The following is a literal translation from the original, which is quite different from the above mentioned “Tar and Cement” (by American songwriters Lee Pockriss and Paul Vance):

The Boy from Gluck Street

This is the story of one of us,
who was also born by chance in Gluck Street,
in a house outside the city,
quiet people, who worked.
Where there was grass there is now
a city, and that house
amid the green now,
where may it be?

This kid from Gluck Street,
enjoyed playing with me,
but one day he said,
“I’m going to the city,”
and he said while weeping,
I asked him, “Friend,
aren’t you glad?
You’re finally going to live in the city.
There you will find
the things that you didn’t have here,
you can wash at home without going
down in the yard! ”
“My dear friend,” he said,
“I was born here,
and in this street
now I’m leaving my heart.
But how can’t you understand,
it’s lucky for you who remain
barefoot to play in the fields,
while there downtown
I’ll breathe concrete.

But there will come a day
when I’ll come back
here and I will hear the friendly train
whistling like this – ua-ua ”
The years go by, but eight are long
But that kid has come a long way
But doesn’t forget his first home
Now with the money he can buy it
He comes back and doesn’t find
the friends he had
Only houses upon houses,
tar and concrete.
Where there was grass
there is now a city
And that house amid
the green now
where may it be?
I don’t know, I don’t know, why
they go on building houses
And don’t let the grass, don’t let the grass,
And don’t
let the grass, don’t let the grass,
And no, if we go on like this
I wonder how we will do,
who knows, who knows how we
will do.

All in all, besides being (by far) my favorite Italian singer, I’ve always had the utmost respect for Adriano Celentano as a person, and I’m pleased to pay tribute to him with this post. To conclude, this, in my opinion, is his core message in a nutshell, in his own words (and in his typically imaginative style):

What we are losing is the utopian dimension of life. Sometimes I say things that seem impossible to achieve, and yet there are many things that seemed impossible at one time but they are very real today. My concern is that if we lose our belief in utopia the world will get worse and worse. Today we live longer than in the past, the quality of life has improved, we have medicine that saves lives, but still the world is headed for disaster, because we have abandoned our past to climb higher and higher. But if you climb a very tall ladder and then cannot climb down again, you cannot save beautiful things. The lack of Beauty is a problem. The key to the future is Beauty. There are not only skyscrapers, we are a part of nature. There are helicopters, but there are no meadows. [Rockpolitik, (in Italian, translation mine) edited by M. Ciotta, Bompiani, 2006]
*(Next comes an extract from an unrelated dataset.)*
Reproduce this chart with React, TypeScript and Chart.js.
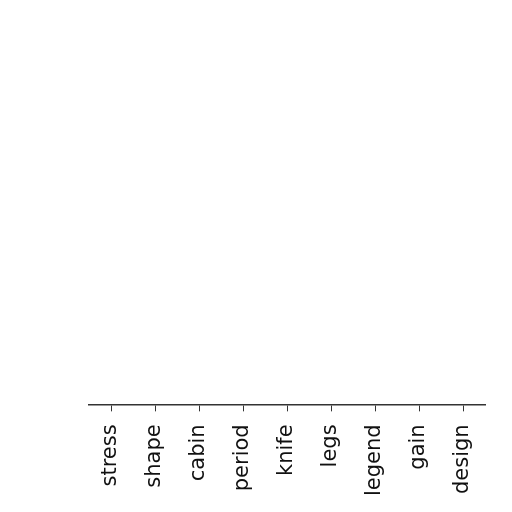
import React, { useEffect, useRef } from 'react';
import { Chart, registerables } from 'chart.js';

Chart.register(...registerables);

const categories = ['stress', 'shape', 'cabin', 'period', 'knife', 'legs', 'legend', 'gain', 'design'];
const values = [0, 0, 0, 0, 0, 0, 0, 0, 0];

const App: React.FC = () => {
    const chartRef = useRef<HTMLCanvasElement>(null);
    const chartInstanceRef = useRef<Chart | null>(null);

    useEffect(() => {
        if (!chartRef.current) return;
        const ctx = chartRef.current.getContext('2d');
        if (!ctx) return;
        if (chartInstanceRef.current) chartInstanceRef.current.destroy();

        chartInstanceRef.current = new Chart(ctx, {
            type: 'bar',
            data: {
                labels: categories,
                datasets: [
                    {
                        label: 'value',
                        data: values,
                        backgroundColor: '#1f77b4',
                    },
                ],
            },
            options: {
                responsive: true,
                maintainAspectRatio: false,
                animation: false,
                layout: {
                    padding: { left: 89, right: 27, top: 20, bottom: 3 },
                },
                plugins: {
                    legend: { display: false },
                    tooltip: { enabled: false },
                },
                scales: {
                    x: {
                        grid: {
                            offset: false,
                            drawOnChartArea: false,
                            drawTicks: true,
                            tickLength: 7,
                            color: '#333333',
                        },
                        border: { display: true, color: '#333333', width: 1.5 },
                        ticks: {
                            minRotation: 90,
                            maxRotation: 90,
                            autoSkip: false,
                            padding: 13,
                            color: '#111111',
                            font: { family: 'DejaVu Sans', size: 21 },
                        },
                    },
                    y: {
                        display: false,
                        min: 0,
                        max: 1,
                    },
                },
            },
        });

        return () => {
            if (chartInstanceRef.current) {
                chartInstanceRef.current.destroy();
                chartInstanceRef.current = null;
            }
        };
    }, []);

    return (
        <div style={{ position: 'fixed', left: 0, top: 0, width: 512, height: 512, background: '#ffffff' }}>
            <canvas ref={chartRef}></canvas>
        </div>
    );
};

export default App;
As is more than evident from the above quoted passage, Celentano’s “utopianism” is one of its own kind, and his utopia is a back-to-the-future one rather than a traditional one. After all, unlike most of his fellow Italian artists, he has never been sympathetic to leftists, nor has he never hidden his deep Christian faith and beliefs. In other words, he is a true contrarian—and I thank him for that!